Set exercise:
Which lines fall between the line holding "Reproduce this chart with Plotly." and the line holding "basal_pct = [101.5, 96, 92.5, 87, 84, 80.5]", inclusive? Retype them exactly, without the pictures, and add nothing else.
········
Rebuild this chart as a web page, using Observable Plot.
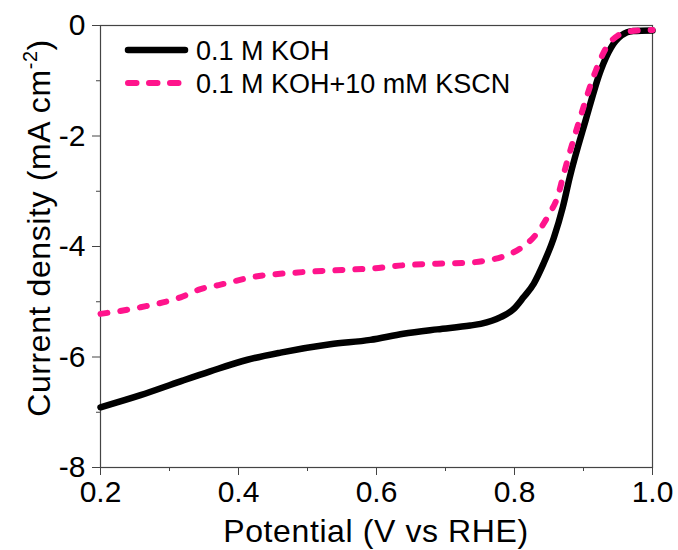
<!DOCTYPE html>
<html>
<head>
<meta charset="utf-8">
<script src="https://cdn.jsdelivr.net/npm/d3@7"></script>
<script src="https://cdn.jsdelivr.net/npm/@observablehq/plot@0.6"></script>
<style>
  html, body { margin: 0; padding: 0; background: #fff; }
</style>
</head>
<body>
<div id="chart"></div>
<script>
// Series: 0.1 M KOH
const potentialKOH = [0.200, 0.258, 0.316, 0.359, 0.413, 0.461, 0.533, 0.591, 0.639, 0.688, 0.736, 0.751, 0.780, 0.799, 0.813, 0.828, 0.842, 0.857, 0.870, 0.880, 0.903, 0.925, 0.940, 0.955, 0.972, 1.000];
const currentKOH   = [-6.91, -6.69, -6.44, -6.26, -6.05, -5.92, -5.77, -5.69, -5.58, -5.50, -5.43, -5.40, -5.28, -5.13, -4.92, -4.67, -4.31, -3.84, -3.29, -2.75, -1.72, -0.81, -0.40, -0.18, -0.10, -0.09];
// Series: 0.1 M KOH + 10 mM KSCN
const potentialKSCN = [0.200, 0.258, 0.316, 0.345, 0.374, 0.422, 0.486, 0.558, 0.591, 0.639, 0.688, 0.736, 0.761, 0.784, 0.809, 0.830, 0.849, 0.864, 0.870, 0.894, 0.918, 0.933, 0.950, 0.970, 1.000];
const currentKSCN   = [-5.22, -5.10, -4.92, -4.77, -4.69, -4.55, -4.47, -4.42, -4.40, -4.34, -4.31, -4.29, -4.25, -4.18, -4.03, -3.80, -3.44, -3.04, -2.75, -1.72, -0.81, -0.40, -0.18, -0.10, -0.08];

const seriesNames = ["0.1 M KOH", "0.1 M KOH+10 mM KSCN"];
const xMajorTicks = [0.2, 0.4, 0.6, 0.8, 1.0];
const xMinorTicks = [0.3, 0.5, 0.7, 0.9];
const yMajorTicks = [0, -2, -4, -6, -8];
const yMinorTicks = [-1, -3, -5, -7];
const xTitle = "Potential (V vs RHE)";

const koh = potentialKOH.map((v, i) => ({v, j: currentKOH[i]}));
const kscn = potentialKSCN.map((v, i) => ({v, j: currentKSCN[i]}));

const PINK = "#ff148c";
const FONT = "'Liberation Sans', Arial, sans-serif";
const FS = 30;     // tick labels
const TFS = 32;    // axis titles
const LFS = 27;    // legend

const plot = Plot.plot({
  width: 678,
  height: 550,
  marginLeft: 100,
  marginRight: 26,
  marginTop: 25,
  marginBottom: 83,
  style: {fontFamily: FONT, fontSize: FS + "px", color: "#000", background: "#fff"},
  x: {domain: [0.2, 1.0]},
  y: {domain: [-8, 0]},
  marks: [
    Plot.frame({stroke: "#444", strokeWidth: 1.2}),
    Plot.axisX({ticks: xMajorTicks, tickSize: 8, tickPadding: 5, tickFormat: d3.format(".1f"), fontSize: FS, label: null, stroke: "#444"}),
    Plot.axisX({ticks: xMinorTicks, tickSize: 4, text: null, label: null, stroke: "#444"}),
    Plot.axisY({ticks: yMajorTicks, tickSize: 8, tickPadding: 7, tickFormat: d => String(d), fontSize: FS, label: null, stroke: "#444"}),
    Plot.axisY({ticks: yMinorTicks, tickSize: 4, text: null, label: null, stroke: "#444"}),
    Plot.line(koh, {x: "v", y: "j", stroke: "#000", strokeWidth: 6.5, curve: "monotone-x"}),
    Plot.line(kscn, {x: "v", y: "j", stroke: PINK, strokeWidth: 6, strokeDasharray: "7,13", strokeLinecap: "round", curve: "monotone-x"})
  ]
});

document.getElementById("chart").appendChild(plot);

const svg = d3.select(plot);
const xs = plot.scale("x");
const xMid = (xs.apply(0.2) + xs.apply(1.0)) / 2;

// X title
svg.append("text")
  .attr("x", xMid).attr("y", 542)
  .attr("text-anchor", "middle")
  .attr("font-family", FONT).attr("font-size", TFS).attr("letter-spacing", "0.6px").attr("fill", "#000")
  .text(xTitle);

// Y title with superscript
const yt = svg.append("text")
  .attr("transform", `translate(50,228) rotate(-90)`)
  .attr("text-anchor", "middle")
  .attr("font-family", FONT).attr("font-size", TFS).attr("letter-spacing", "0.6px").attr("fill", "#000");
yt.append("tspan").text("Current density (mA cm");
yt.append("tspan").attr("font-size", TFS * 0.62).attr("dy", -TFS * 0.42).text("-2");
yt.append("tspan").attr("dy", TFS * 0.42).text(")");

// Legend
const lg = svg.append("g").attr("font-family", FONT).attr("font-size", LFS).attr("fill", "#000").attr("text-anchor", "start");
const rows = [
  {name: seriesNames[0], stroke: "#000", width: 6.5, dash: null, y: 50},
  {name: seriesNames[1], stroke: PINK, width: 6, dash: "8.5,12.5", y: 83}
];
rows.forEach(r => {
  const ln = lg.append("line").attr("x1", 128).attr("x2", 185).attr("y1", r.y).attr("y2", r.y)
    .attr("stroke", r.stroke).attr("stroke-width", r.width).attr("stroke-linecap", "round");
  if (r.dash) ln.attr("stroke-dasharray", r.dash);
  lg.append("text").attr("x", 196).attr("y", r.y + 9.5).text(r.name);
});
</script>
</body>
</html>
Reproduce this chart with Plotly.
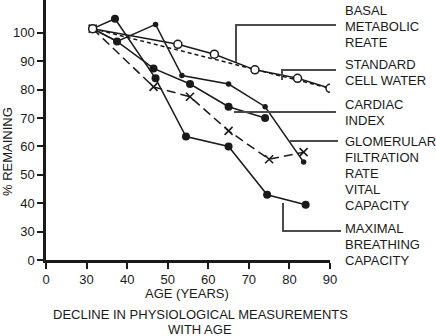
import plotly.graph_objects as go

# Percent of the age-30 value remaining, by age in years
basal_age = [31.5, 52.5, 61.5, 71.5, 82, 90]
basal_pct = [101.5, 96, 92.5, 87, 84, 80.5]

cell_water_age = [31.5, 90]
cell_water_pct = [101.5, 80.5]

cardiac_age = [31.5, 37.5, 46.5, 55.5, 65, 74]
cardiac_pct = [101.5, 97, 87.5, 82, 74, 70]

gfr_age = [31.5, 46.5, 55.5, 65, 75, 83.5]
gfr_pct = [101.5, 81, 77.5, 65.5, 55.5, 58]

vital_age = [31.5, 37.5, 47, 53.5, 65, 74, 83.5]
vital_pct = [101.5, 97, 103, 85, 82, 74, 54.5]

mbc_age = [31.5, 37, 47, 54.5, 65, 74.5, 84]
mbc_pct = [101.5, 105, 84, 63.5, 60, 43, 39.5]

# Broken axes: the first tick stands for zero
x_tickvals = [20, 30, 40, 50, 60, 70, 80, 90]
x_ticktext = ["0", "30", "40", "50", "60", "70", "80", "90"]
y_tickvals = [20, 30, 40, 50, 60, 70, 80, 90, 100]
y_ticktext = ["0", "30", "40", "50", "60", "70", "80", "90", "100"]

label_groups = [
    (["BASAL", "METABOLIC", "REATE"], 11),
    (["STANDARD", "CELL WATER"], 64),
    (["CARDIAC", "INDEX"], 104),
    (["GLOMERULAR", "FILTRATION", "RATE", "VITAL", "CAPACITY"], 141),
    (["MAXIMAL", "BREATHING", "CAPACITY"], 228),
]

W, H = 436, 336
ML, MR, MT, MB = 46, 106, 0, 76
PW, PH = W - ML - MR, H - MT - MB
FONT = "Liberation Sans, Arial, sans-serif"
INK = "#1a1a1a"


def paper(px, py):
    return (px - ML) / PW, (H - MB - py) / PH


fig = go.Figure()

fig.add_trace(go.Scatter(x=cell_water_age, y=cell_water_pct, mode="lines",
                         line=dict(color=INK, width=1.5, dash="4px,3px")))
fig.add_trace(go.Scatter(x=gfr_age, y=gfr_pct, mode="lines+markers",
                         line=dict(color=INK, width=1.5, dash="9px,5px"),
                         marker=dict(symbol="x-thin", size=8,
                                     line=dict(color=INK, width=1.6))))
fig.add_trace(go.Scatter(x=vital_age, y=vital_pct, mode="lines+markers",
                         line=dict(color=INK, width=1.5),
                         marker=dict(size=5.5, color=INK)))
fig.add_trace(go.Scatter(x=cardiac_age, y=cardiac_pct, mode="lines+markers",
                         line=dict(color=INK, width=1.5),
                         marker=dict(size=8, color=INK)))
fig.add_trace(go.Scatter(x=mbc_age, y=mbc_pct, mode="lines+markers",
                         line=dict(color=INK, width=1.5),
                         marker=dict(size=8, color=INK)))
fig.add_trace(go.Scatter(x=basal_age, y=basal_pct, mode="lines+markers",
                         line=dict(color=INK, width=1.5),
                         marker=dict(size=8, color="white",
                                     line=dict(color=INK, width=1.5))))

# Leader lines from the curves to their labels
leaders = [
    [(336, 25), (236, 25), (236, 62)],
    [(336, 70), (282, 70), (282, 80)],
    [(336, 112), (234, 112)],
    [(338, 141), (290, 141)],
    [(341, 231), (283, 231), (283, 203)],
]
for pts in leaders:
    path = ""
    for i, (px, py) in enumerate(pts):
        x, y = paper(px, py)
        path += ("M" if i == 0 else " L") + f"{x:.4f},{y:.4f}"
    fig.add_shape(type="path", path=path, xref="paper", yref="paper",
                  line=dict(color="#4a4a4a", width=2))

annotations = []
for lines, top in label_groups:
    for i, text in enumerate(lines):
        x, y = paper(343, top + 16 * i)
        annotations.append(dict(text=text, x=x, y=y, xref="paper", yref="paper",
                                xanchor="left", yanchor="middle", showarrow=False,
                                font=dict(size=13, color=INK, family=FONT)))

for text, px, py in [("AGE (YEARS)", 187, 293),
                     ("DECLINE IN PHYSIOLOGICAL MEASUREMENTS", 200, 314),
                     ("WITH AGE", 200, 329)]:
    x, y = paper(px, py)
    annotations.append(dict(text=text, x=x, y=y, xref="paper", yref="paper",
                            xanchor="center", yanchor="middle", showarrow=False,
                            borderpad=0,
                            font=dict(size=13, color=INK, family=FONT)))

x, y = paper(8, 152)
annotations.append(dict(text="% REMAINING", x=x, y=y, xref="paper", yref="paper",
                        xanchor="center", yanchor="middle", showarrow=False,
                        textangle=-90, font=dict(size=13, color=INK, family=FONT)))

fig.update_layout(
    width=W, height=H,
    margin=dict(l=ML, r=MR, t=MT, b=MB, pad=0),
    paper_bgcolor="white", plot_bgcolor="white",
    showlegend=False,
    annotations=annotations,
    font=dict(family=FONT, size=13, color=INK),
    xaxis=dict(range=[20, 90], tickvals=x_tickvals, ticktext=x_ticktext,
               showgrid=False, zeroline=False, showline=True, linecolor=INK,
               linewidth=2.5, ticks="outside", ticklen=6, tickwidth=2,
               tickcolor=INK, tickfont=dict(size=13, color=INK, family=FONT)),
    yaxis=dict(range=[20, 111.6], tickvals=y_tickvals, ticktext=y_ticktext,
               showgrid=False, zeroline=False, showline=True, linecolor=INK,
               linewidth=2.5, ticks="outside", ticklen=6, tickwidth=2,
               tickcolor=INK, tickfont=dict(size=13, color=INK, family=FONT)),
)

fig.write_html("out.html")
········
Answer to this task:
Reproduce this chart with Plotly.
import plotly.graph_objects as go

# Percent of the age-30 value remaining, by age in years
basal_age = [31.5, 52.5, 61.5, 71.5, 82, 90]
basal_pct = [101.5, 96, 92.5, 87, 84, 80.5]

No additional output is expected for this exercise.